I contacted for the piece I’ve just done for The Intercept both the Clinton and Trump campaigns to get their thoughts on South Sudan, and what each would do if they were president. Trump’s people wouldn’t respond at all to my questions about South Sudan. I wouldn’t be surprised if they don’t have a South Sudan policy there.
Clinton’s people weren’t eager to talk about it. They got in touch but once they found out what I was interested in talking about, they weren’t interested in responding to any of those questions. But I would assume that she would continue the Obama administration’s policies in regards to South Sudan, while Trump’s just a wild card — it’s tough to know.
It was certainly something that was on the minds of people in South Sudan. It’s a country with so many problems of its own, violence, and economic issues, but people were in some way riveted by Trump. There were a lot of men who found him appealing, and I could see that because South Sudan’s leader is sort of an over-the-top figure.

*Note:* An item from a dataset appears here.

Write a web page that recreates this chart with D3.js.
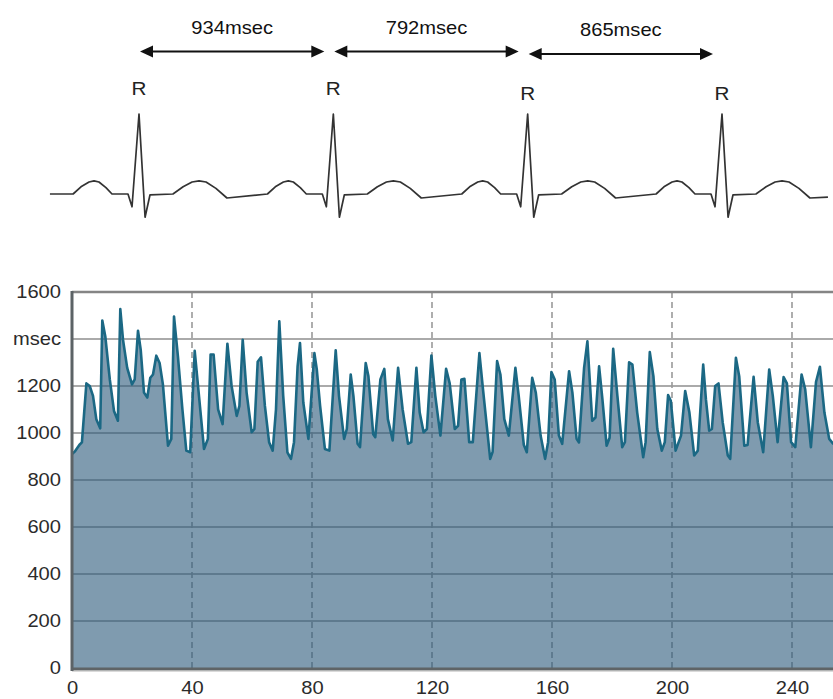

“Donald Trump in South Sudan” mentions the fact that there was a satirical story published in South Sudan that Trump had forged a friendship with Salva Kiir and that Salva Kiir had endorsed Trump. It seemed plausible to a lot of people in South Sudan. It turned out just to be a product of a satirical publication in South Sudan whose story was picked up by mainstream outlets.
But those two leaders might get along well.